■ Direction
Look through the records below and collect all lines that hold the string "this".

──────── Data to use ────────

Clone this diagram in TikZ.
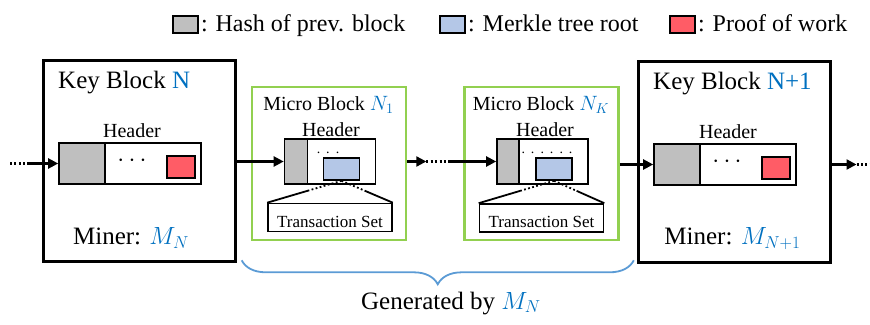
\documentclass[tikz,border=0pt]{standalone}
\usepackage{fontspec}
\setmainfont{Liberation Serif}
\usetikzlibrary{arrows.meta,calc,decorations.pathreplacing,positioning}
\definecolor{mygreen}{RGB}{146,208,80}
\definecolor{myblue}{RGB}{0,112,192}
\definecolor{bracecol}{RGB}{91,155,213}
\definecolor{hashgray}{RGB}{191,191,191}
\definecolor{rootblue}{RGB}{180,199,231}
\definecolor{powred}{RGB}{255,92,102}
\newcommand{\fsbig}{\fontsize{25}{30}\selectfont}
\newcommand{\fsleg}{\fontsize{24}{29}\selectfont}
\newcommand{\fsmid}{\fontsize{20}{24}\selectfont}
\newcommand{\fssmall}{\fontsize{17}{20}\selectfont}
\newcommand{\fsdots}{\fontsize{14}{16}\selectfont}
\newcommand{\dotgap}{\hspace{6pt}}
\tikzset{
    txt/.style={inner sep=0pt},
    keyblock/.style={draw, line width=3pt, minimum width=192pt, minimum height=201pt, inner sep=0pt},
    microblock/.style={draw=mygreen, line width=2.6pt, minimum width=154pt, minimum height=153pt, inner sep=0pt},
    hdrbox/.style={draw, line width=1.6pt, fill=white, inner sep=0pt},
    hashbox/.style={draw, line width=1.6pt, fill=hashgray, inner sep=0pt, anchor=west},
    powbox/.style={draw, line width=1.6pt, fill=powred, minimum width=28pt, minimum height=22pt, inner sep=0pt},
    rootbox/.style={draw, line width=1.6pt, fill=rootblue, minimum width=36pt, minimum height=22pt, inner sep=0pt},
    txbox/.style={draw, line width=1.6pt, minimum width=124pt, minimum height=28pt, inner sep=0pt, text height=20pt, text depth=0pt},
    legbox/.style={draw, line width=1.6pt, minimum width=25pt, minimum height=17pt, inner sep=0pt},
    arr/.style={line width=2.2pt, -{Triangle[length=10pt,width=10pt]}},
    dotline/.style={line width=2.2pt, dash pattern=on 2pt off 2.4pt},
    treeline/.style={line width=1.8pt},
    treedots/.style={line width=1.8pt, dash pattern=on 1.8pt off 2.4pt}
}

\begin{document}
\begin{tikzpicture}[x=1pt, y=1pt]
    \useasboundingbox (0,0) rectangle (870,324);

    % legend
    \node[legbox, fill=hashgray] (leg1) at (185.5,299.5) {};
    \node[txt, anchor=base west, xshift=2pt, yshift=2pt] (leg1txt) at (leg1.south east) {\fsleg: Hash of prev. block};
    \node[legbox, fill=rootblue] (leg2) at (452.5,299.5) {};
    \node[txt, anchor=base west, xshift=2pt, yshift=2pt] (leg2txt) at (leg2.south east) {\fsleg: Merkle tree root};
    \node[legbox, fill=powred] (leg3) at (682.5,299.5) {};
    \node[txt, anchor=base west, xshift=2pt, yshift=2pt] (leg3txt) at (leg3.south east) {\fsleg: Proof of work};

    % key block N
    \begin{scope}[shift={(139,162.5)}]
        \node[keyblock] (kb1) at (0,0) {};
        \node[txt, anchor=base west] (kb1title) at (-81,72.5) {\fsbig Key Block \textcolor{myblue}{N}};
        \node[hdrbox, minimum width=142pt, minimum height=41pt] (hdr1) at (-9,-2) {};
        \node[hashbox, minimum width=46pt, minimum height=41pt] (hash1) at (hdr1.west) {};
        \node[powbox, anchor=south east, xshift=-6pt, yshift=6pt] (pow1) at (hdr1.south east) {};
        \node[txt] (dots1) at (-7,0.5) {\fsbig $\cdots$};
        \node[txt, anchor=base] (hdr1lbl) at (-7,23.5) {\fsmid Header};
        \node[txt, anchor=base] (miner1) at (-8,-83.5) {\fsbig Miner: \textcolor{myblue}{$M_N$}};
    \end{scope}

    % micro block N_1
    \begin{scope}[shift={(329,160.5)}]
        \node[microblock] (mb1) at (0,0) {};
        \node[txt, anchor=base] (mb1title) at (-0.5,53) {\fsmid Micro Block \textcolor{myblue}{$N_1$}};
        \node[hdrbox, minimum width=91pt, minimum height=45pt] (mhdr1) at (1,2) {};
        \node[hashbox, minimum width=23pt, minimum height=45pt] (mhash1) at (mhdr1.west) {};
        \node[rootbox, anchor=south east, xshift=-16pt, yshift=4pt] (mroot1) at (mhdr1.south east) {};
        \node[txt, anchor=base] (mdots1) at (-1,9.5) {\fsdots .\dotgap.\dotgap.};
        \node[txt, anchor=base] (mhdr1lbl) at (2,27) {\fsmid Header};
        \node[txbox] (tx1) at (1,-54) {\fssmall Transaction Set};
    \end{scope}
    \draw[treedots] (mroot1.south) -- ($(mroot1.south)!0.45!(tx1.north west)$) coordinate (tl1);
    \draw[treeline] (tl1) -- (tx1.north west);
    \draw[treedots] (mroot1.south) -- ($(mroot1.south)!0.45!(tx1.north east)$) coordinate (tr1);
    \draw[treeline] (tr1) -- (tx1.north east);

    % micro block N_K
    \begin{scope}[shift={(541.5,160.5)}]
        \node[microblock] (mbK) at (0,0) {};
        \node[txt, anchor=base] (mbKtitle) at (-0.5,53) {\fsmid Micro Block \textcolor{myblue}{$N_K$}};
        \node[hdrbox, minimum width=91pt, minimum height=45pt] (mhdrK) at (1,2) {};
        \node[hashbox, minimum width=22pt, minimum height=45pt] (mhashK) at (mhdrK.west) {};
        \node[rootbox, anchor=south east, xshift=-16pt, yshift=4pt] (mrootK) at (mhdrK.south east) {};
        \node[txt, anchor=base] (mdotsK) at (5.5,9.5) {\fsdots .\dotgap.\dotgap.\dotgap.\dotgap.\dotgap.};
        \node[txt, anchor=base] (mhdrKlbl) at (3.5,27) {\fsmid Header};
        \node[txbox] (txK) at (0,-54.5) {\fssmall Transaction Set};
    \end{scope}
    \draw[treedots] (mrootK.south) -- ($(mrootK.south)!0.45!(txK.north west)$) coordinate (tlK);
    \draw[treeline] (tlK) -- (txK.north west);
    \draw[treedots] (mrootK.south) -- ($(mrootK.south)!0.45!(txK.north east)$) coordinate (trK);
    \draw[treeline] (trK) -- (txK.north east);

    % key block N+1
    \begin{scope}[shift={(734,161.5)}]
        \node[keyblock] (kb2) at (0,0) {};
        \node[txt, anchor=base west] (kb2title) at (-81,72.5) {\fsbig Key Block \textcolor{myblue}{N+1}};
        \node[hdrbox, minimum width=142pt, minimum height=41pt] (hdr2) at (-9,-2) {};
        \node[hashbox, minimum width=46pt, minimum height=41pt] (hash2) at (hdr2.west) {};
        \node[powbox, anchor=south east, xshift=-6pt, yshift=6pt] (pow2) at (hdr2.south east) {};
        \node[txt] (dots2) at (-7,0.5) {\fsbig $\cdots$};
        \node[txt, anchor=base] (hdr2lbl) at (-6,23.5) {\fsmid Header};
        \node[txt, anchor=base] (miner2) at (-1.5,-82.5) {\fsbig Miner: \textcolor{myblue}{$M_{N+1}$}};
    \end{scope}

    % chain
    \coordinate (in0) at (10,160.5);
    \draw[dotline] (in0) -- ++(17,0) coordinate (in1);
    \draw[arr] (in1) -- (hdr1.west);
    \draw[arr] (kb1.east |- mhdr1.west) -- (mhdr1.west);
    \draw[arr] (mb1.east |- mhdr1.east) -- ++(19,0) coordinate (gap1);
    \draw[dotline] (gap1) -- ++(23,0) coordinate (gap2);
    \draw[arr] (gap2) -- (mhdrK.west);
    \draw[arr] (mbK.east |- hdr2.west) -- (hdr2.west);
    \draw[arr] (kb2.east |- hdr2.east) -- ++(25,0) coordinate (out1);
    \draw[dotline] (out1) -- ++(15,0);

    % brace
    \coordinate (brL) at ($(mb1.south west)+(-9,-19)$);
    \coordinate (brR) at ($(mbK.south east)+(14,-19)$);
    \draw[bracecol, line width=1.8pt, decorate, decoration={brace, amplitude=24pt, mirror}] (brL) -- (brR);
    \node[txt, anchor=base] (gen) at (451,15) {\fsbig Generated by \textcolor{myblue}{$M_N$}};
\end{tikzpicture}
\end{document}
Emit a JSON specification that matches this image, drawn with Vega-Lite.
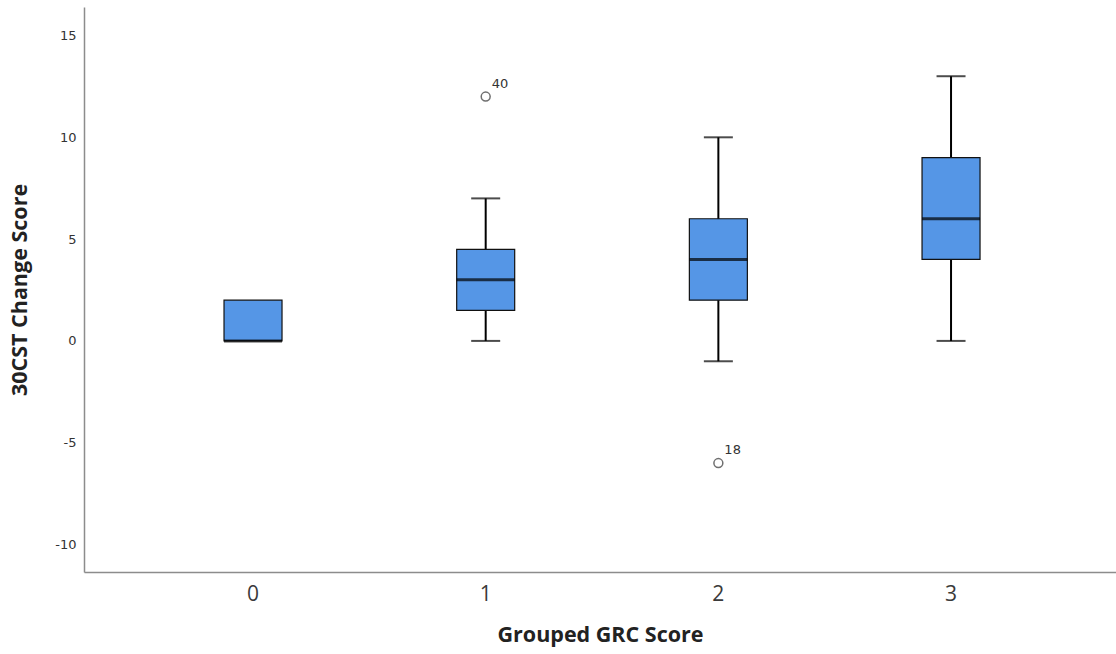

────────

■ The result
Clone this diagram in TikZ.
Emit a JSON specification that matches this image, drawn with Vega-Lite.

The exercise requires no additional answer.